In 2022, AfriForum lost the legal battle after taking the EFF and Malema to the Equality Court over the public chanting of "kill the boer, kill the farmer".
The predominantly white-aligned civil rights group had argued that Malema's chanting of the Struggle rendition in public incited violence against white Afrikaner farmers. However, Justice Edwin Molahleli, who presided over the matter, could find no evidence of a link between the chanting of the slogan and the attacks or murders in the country's farmlands.
The court ruled that the song, or chant, was a struggle-related historical and cultural expression rather than a direct incitement to cause harm to the white farmers.
Since Malema chanted the controversial anti-apartheid slogan on Human Rights Day, March 21, there has been a loud chorus of disapproval, especially from the sections of the white community. The brewing brouhaha has caused me to reflect on South Africa's continuous pretense to racial harmony in post-apartheid South Africa.

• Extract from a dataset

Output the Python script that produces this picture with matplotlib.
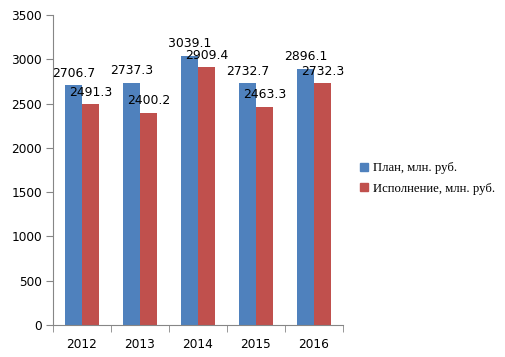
import matplotlib
matplotlib.use("Agg")
import matplotlib.pyplot as plt
import numpy as np
from matplotlib.patches import Patch

years = ["2012", "2013", "2014", "2015", "2016"]
plan = [2706.7, 2737.3, 3039.1, 2732.7, 2896.1]
actual = [2491.3, 2400.2, 2909.4, 2463.3, 2732.3]
series_names = ["План, млн. руб.", "Исполнение, млн. руб."]
colors = ["#4F81BD", "#C0504D"]

fig = plt.figure(figsize=(5.05, 3.57), dpi=100)
ax = fig.add_axes([0.105, 0.0896, 0.574, 0.868])

x = np.arange(len(years))
w = 0.29
b1 = ax.bar(x - w/2, plan, w, color=colors[0])
b2 = ax.bar(x + w/2, actual, w, color=colors[1])

for bars, vals in ((b1, plan), (b2, actual)):
    for r, v in zip(bars, vals):
        ax.annotate(f"{v:.1f}", (r.get_x() + r.get_width()/2, v),
                    xytext=(0, 4), textcoords="offset points",
                    ha="center", va="bottom", fontsize=8.9, color="black")

ax.set_xlim(-0.5, len(years) - 0.5)
ax.set_ylim(0, 3500)
ax.set_yticks(np.arange(0, 3501, 500))
ax.tick_params(axis="y", labelsize=8.7, length=5, color="#868686", pad=3)
ax.set_xticks(x)
ax.set_xticklabels(years)
ax.set_xticks(np.arange(-0.5, len(years), 1), minor=True)
ax.tick_params(axis="x", which="major", length=0, labelsize=8.7, pad=9)
ax.tick_params(axis="x", which="minor", length=5, color="#868686")
for s in ("top", "right"):
    ax.spines[s].set_visible(False)
for s in ("left", "bottom"):
    ax.spines[s].set_color("#868686")

handles = [Patch(color=c) for c in colors]
fig.legend(handles, series_names, loc="center left", bbox_to_anchor=(0.69, 0.5),
           frameon=False, prop={"family": "Liberation Serif", "size": 9.2},
           handlelength=0.6, handleheight=0.6, handletextpad=0.4, labelspacing=0.65)

fig.savefig("out.png", dpi=100)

It is all well that despite the glaring race-based inequities, South Africa continues to soldier on in commendable efforts for an all-inclusive yet elusive Uhuru. What Steve Biko described during the SASO/BPC Trial as a "place for all of us at the rendezvous of victory".
Politically, the 1994 dawn of the country's first democratic elections ushered in a new, hopeful period of optimism for equality before the law.